RECORDED DATA
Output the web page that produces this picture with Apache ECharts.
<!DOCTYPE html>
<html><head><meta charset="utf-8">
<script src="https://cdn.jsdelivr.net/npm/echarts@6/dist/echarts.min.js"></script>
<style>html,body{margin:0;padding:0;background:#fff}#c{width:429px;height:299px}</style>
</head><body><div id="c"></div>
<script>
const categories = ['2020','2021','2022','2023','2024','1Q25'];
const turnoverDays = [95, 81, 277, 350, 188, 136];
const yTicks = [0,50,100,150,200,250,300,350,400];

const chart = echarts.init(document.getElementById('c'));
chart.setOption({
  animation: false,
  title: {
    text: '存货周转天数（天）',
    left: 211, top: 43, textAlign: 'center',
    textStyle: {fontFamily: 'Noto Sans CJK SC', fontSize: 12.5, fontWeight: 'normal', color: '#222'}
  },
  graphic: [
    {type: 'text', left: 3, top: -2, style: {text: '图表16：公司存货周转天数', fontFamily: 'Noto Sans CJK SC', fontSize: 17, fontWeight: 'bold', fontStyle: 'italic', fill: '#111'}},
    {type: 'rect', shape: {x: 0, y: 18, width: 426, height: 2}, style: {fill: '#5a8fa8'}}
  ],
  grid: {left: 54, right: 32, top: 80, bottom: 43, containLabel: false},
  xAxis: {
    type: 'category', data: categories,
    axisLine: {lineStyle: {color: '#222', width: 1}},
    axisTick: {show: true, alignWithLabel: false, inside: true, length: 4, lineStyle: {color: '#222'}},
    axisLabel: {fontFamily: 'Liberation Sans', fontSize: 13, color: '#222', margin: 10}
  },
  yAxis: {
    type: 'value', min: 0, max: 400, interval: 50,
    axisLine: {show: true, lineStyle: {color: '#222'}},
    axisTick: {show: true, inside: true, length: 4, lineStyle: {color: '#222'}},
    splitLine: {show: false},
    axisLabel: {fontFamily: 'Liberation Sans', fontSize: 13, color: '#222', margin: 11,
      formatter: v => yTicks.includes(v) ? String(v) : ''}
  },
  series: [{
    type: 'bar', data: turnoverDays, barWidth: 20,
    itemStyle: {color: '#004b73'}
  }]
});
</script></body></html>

WRITTEN REQUEST
Each line above is to be repeated exactly.

FULL OUTPUT
Output the web page that produces this picture with Apache ECharts.
<!DOCTYPE html>
<html><head><meta charset="utf-8">
<script src="https://cdn.jsdelivr.net/npm/echarts@6/dist/echarts.min.js"></script>
<style>html,body{margin:0;padding:0;background:#fff}#c{width:429px;height:299px}</style>
</head><body><div id="c"></div>
<script>
const categories = ['2020','2021','2022','2023','2024','1Q25'];
const turnoverDays = [95, 81, 277, 350, 188, 136];
const yTicks = [0,50,100,150,200,250,300,350,400];

const chart = echarts.init(document.getElementById('c'));
chart.setOption({
  animation: false,
  title: {
    text: '存货周转天数（天）',
    left: 211, top: 43, textAlign: 'center',
    textStyle: {fontFamily: 'Noto Sans CJK SC', fontSize: 12.5, fontWeight: 'normal', color: '#222'}
  },
  graphic: [
    {type: 'text', left: 3, top: -2, style: {text: '图表16：公司存货周转天数', fontFamily: 'Noto Sans CJK SC', fontSize: 17, fontWeight: 'bold', fontStyle: 'italic', fill: '#111'}},
    {type: 'rect', shape: {x: 0, y: 18, width: 426, height: 2}, style: {fill: '#5a8fa8'}}
  ],
  grid: {left: 54, right: 32, top: 80, bottom: 43, containLabel: false},
  xAxis: {
    type: 'category', data: categories,
    axisLine: {lineStyle: {color: '#222', width: 1}},
    axisTick: {show: true, alignWithLabel: false, inside: true, length: 4, lineStyle: {color: '#222'}},
    axisLabel: {fontFamily: 'Liberation Sans', fontSize: 13, color: '#222', margin: 10}
  },
  yAxis: {
    type: 'value', min: 0, max: 400, interval: 50,
    axisLine: {show: true, lineStyle: {color: '#222'}},
    axisTick: {show: true, inside: true, length: 4, lineStyle: {color: '#222'}},
    splitLine: {show: false},
    axisLabel: {fontFamily: 'Liberation Sans', fontSize: 13, color: '#222', margin: 11,
      formatter: v => yTicks.includes(v) ? String(v) : ''}
  },
  series: [{
    type: 'bar', data: turnoverDays, barWidth: 20,
    itemStyle: {color: '#004b73'}
  }]
});
</script></body></html>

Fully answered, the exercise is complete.